New measures would boost energy saving and help EU reach 2020 goal of 20% reduction.
The EU's strategy for tackling climate change focuses on three targets for 2020: slashing greenhouse emissions by 20%, drawing 20% of energy from renewable sources and cutting energy use by 20%.
The EU is on track for the emissions and renewables goals, but has fallen behind on reducing energy use. If nothing is done, the EU will only achieve half of the reductions.
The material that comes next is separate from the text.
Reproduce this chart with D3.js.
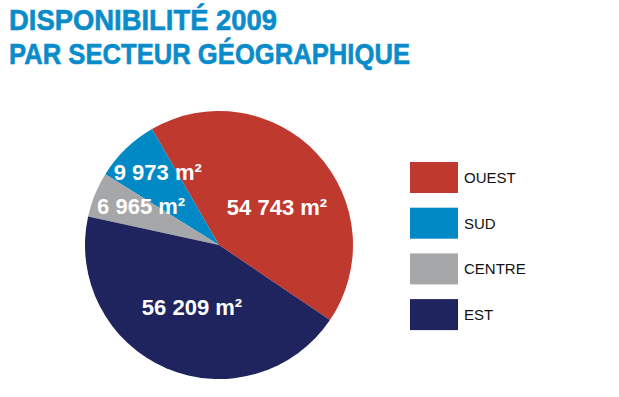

To regain lost ground, the Commission is proposing binding energy-efficiency measures .
The proposals include a requirement for all countries to establish energy-saving plans.
Energy suppliers would be required to encourage their customers to become more energy-efficient, thereby reducing sales volumes by 1.5% annually.
For example, they could help homeowners improve the efficiency of their heating systems, install double-glazing and insulate roofs.
Governments could propose alternative ways of achieving the same results, such as funding programmes or voluntary agreements with suppliers.
Other measures would require:
Governments would also have to monitor the efficiency of new power plants and promote the recovery of waste heat.
EU governments must approve the measures, which will form part of a long-term vision for transforming Europe into a low-carbon but competitive economy.
In 2014 the Commission will make an assessment on whether the EU is back on track for meeting the 20% energy reduction goal. If necessary, a new proposal will be made setting mandatory national targets.